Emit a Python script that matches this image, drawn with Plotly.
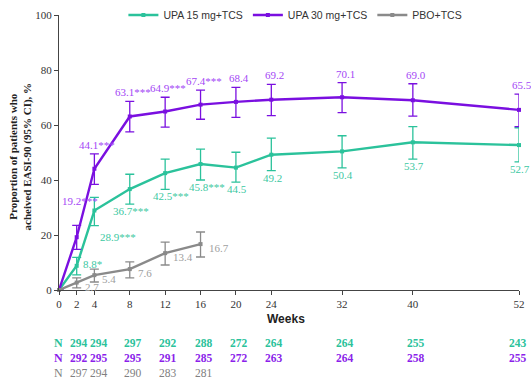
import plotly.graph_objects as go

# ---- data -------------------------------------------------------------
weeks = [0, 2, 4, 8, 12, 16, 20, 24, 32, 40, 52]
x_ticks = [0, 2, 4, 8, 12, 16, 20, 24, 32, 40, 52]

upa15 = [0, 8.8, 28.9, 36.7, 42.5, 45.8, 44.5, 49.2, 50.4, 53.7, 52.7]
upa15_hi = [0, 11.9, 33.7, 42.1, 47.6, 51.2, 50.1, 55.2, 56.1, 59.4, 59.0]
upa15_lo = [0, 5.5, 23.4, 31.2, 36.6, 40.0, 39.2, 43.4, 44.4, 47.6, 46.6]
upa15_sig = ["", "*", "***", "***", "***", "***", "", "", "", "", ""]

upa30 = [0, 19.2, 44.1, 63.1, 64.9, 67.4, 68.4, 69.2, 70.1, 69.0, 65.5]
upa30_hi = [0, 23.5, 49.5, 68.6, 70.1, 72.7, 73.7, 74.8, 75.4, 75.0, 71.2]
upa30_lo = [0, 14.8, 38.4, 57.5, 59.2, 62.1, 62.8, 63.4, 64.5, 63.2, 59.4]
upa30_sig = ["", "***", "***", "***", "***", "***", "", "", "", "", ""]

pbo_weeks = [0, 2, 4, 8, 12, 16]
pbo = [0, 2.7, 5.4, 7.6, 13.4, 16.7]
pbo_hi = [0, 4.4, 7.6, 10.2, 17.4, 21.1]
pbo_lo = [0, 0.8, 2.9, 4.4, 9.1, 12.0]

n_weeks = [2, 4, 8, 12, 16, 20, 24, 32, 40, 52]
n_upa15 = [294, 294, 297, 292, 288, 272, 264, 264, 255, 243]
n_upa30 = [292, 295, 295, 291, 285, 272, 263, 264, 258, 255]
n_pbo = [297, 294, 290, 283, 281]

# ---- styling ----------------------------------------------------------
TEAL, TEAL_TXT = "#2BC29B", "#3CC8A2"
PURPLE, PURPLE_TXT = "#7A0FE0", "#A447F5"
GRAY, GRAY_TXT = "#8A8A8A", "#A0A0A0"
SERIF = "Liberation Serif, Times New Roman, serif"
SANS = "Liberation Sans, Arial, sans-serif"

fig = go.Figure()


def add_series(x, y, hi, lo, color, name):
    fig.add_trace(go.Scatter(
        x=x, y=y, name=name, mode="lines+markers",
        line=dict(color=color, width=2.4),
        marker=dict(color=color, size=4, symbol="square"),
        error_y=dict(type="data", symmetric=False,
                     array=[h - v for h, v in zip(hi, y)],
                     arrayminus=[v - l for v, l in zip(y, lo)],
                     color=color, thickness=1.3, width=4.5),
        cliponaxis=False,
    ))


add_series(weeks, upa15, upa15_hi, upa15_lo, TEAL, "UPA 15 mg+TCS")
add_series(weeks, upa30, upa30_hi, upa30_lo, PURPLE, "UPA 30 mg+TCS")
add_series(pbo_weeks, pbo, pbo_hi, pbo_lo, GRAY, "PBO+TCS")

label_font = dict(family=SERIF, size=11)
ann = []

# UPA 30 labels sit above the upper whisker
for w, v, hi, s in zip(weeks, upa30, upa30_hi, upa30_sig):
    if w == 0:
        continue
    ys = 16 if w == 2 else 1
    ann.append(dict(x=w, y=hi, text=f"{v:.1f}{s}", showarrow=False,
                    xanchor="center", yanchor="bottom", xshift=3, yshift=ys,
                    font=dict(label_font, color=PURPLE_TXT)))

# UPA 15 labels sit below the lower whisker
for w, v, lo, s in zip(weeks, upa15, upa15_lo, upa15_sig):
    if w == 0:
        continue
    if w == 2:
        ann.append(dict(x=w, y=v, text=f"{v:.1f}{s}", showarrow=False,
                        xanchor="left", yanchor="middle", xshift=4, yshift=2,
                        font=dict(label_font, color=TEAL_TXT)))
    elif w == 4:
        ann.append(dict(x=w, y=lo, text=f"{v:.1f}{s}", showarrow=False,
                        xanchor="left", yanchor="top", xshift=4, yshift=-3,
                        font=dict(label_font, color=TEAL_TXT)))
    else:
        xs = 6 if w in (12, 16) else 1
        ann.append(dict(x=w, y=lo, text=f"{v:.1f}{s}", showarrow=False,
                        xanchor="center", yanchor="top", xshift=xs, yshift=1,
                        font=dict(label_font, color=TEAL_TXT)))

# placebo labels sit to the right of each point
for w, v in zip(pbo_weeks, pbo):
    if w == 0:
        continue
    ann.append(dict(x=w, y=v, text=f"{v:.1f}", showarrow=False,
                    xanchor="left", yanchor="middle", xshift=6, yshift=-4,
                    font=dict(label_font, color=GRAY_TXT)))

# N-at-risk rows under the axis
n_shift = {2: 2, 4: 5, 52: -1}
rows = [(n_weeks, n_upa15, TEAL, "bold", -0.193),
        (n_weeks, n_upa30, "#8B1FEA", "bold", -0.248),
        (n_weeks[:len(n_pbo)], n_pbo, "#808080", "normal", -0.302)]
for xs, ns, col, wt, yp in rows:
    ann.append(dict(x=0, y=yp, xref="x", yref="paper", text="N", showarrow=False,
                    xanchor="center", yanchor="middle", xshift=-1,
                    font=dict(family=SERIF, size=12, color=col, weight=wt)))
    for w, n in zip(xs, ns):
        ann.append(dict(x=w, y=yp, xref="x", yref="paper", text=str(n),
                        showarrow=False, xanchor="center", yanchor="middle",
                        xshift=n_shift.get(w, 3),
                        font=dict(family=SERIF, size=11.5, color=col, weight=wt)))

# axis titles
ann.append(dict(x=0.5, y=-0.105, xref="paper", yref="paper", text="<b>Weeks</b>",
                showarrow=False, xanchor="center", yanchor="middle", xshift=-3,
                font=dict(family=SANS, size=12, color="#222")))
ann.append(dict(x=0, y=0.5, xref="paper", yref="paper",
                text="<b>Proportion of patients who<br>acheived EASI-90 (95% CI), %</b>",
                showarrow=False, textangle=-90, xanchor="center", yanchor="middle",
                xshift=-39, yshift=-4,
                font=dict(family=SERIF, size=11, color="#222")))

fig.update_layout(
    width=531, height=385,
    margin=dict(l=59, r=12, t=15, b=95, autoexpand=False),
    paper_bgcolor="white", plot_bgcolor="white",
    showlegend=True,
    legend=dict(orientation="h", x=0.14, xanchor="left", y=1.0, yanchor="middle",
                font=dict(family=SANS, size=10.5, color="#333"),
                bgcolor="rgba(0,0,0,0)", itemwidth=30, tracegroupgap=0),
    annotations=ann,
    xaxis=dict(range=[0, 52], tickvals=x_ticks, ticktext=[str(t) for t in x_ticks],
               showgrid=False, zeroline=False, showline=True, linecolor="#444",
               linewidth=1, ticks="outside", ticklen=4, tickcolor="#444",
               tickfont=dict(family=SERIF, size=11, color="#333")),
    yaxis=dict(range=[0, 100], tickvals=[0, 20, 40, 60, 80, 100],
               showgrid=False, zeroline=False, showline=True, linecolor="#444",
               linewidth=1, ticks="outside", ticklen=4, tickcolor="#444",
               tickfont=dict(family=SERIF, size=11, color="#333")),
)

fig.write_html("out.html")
..........
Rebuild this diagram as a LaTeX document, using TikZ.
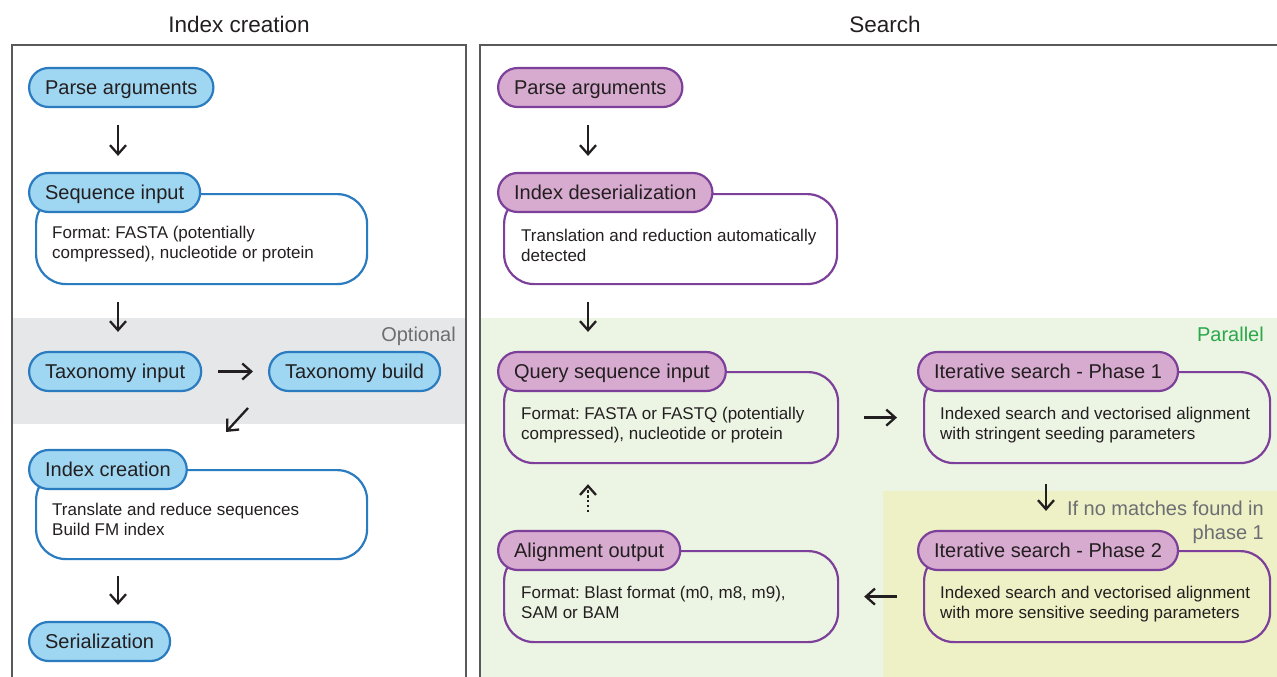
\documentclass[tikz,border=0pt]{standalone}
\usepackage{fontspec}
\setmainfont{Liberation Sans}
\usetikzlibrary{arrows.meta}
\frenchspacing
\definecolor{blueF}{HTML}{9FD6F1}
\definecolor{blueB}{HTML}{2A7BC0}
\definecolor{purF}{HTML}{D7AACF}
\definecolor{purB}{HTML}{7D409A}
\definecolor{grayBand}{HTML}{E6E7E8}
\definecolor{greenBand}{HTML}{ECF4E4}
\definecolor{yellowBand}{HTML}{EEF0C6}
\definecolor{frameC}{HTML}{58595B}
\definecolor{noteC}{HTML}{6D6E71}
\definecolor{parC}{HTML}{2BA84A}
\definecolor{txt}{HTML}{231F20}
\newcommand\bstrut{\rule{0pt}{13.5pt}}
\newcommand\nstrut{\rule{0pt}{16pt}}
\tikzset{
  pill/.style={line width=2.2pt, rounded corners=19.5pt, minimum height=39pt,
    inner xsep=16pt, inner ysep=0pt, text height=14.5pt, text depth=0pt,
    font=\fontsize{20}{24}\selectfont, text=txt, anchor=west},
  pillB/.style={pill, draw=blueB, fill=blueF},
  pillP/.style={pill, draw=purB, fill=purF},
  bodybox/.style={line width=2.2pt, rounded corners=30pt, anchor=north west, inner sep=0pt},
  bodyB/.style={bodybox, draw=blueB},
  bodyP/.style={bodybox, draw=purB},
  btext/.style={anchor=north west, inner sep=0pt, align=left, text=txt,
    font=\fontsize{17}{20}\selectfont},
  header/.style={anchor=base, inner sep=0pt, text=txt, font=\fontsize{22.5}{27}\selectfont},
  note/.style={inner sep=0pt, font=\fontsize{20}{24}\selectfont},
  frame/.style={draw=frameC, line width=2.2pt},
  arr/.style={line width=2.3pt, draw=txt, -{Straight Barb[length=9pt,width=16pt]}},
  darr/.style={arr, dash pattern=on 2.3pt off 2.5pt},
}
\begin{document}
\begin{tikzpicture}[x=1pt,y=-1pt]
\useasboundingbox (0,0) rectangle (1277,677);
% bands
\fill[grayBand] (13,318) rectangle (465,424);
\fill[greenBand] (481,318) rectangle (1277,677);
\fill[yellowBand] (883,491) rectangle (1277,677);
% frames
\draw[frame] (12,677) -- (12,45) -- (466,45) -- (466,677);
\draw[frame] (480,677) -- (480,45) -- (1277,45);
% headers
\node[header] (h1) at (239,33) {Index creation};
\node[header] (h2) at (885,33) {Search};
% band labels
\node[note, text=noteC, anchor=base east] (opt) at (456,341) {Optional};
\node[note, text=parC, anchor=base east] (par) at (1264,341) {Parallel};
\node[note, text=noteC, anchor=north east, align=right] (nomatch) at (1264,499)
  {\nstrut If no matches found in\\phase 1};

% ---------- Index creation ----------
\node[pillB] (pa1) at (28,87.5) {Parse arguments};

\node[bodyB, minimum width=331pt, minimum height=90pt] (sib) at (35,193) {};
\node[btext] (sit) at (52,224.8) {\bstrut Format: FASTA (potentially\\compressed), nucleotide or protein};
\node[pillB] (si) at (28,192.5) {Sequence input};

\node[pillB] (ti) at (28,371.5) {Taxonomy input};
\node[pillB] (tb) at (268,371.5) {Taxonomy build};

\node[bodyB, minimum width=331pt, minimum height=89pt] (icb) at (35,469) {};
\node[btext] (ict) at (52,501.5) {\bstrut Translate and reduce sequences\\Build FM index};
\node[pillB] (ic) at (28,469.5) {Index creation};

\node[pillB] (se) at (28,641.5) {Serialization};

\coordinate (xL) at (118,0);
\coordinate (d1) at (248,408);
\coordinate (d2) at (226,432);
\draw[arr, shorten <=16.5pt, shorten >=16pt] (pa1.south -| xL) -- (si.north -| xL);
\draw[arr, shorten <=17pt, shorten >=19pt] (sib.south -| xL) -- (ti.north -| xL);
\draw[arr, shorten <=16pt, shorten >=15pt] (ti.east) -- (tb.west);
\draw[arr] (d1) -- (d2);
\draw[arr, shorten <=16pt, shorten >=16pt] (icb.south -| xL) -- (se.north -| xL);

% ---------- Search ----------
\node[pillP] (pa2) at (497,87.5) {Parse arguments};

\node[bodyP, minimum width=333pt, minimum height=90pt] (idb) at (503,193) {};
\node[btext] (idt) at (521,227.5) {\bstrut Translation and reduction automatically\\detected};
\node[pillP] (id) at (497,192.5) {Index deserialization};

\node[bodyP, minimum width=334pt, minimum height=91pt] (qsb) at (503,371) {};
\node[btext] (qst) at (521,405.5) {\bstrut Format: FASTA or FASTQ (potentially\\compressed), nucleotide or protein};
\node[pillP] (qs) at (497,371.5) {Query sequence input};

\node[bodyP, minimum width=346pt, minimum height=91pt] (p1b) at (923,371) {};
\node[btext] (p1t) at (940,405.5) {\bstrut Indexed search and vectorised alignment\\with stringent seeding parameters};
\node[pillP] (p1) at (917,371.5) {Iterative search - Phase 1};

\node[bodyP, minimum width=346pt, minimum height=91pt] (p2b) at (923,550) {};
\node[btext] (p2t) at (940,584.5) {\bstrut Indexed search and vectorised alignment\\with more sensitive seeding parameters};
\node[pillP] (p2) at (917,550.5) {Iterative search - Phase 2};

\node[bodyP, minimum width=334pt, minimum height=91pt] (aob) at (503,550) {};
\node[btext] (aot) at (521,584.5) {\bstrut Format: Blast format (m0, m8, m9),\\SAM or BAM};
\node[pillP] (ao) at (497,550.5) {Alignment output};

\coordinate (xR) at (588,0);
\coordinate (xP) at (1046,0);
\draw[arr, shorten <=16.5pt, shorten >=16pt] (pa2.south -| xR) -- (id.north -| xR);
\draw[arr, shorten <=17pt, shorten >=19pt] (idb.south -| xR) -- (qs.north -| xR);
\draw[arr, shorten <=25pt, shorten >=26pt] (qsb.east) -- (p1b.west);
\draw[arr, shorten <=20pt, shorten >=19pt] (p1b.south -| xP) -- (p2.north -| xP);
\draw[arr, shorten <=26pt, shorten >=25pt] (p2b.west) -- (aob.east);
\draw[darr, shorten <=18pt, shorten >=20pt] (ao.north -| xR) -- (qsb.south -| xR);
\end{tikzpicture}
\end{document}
..........
**Stated goal:**
Pull every line holding "with" out of the records.

**Answer to the task:**
Emit a Python script that matches this image, drawn with Plotly.
\node[btext] (p1t) at (940,405.5) {\bstrut Indexed search and vectorised alignment\\with stringent seeding parameters};
\node[btext] (p2t) at (940,584.5) {\bstrut Indexed search and vectorised alignment\\with more sensitive seeding parameters};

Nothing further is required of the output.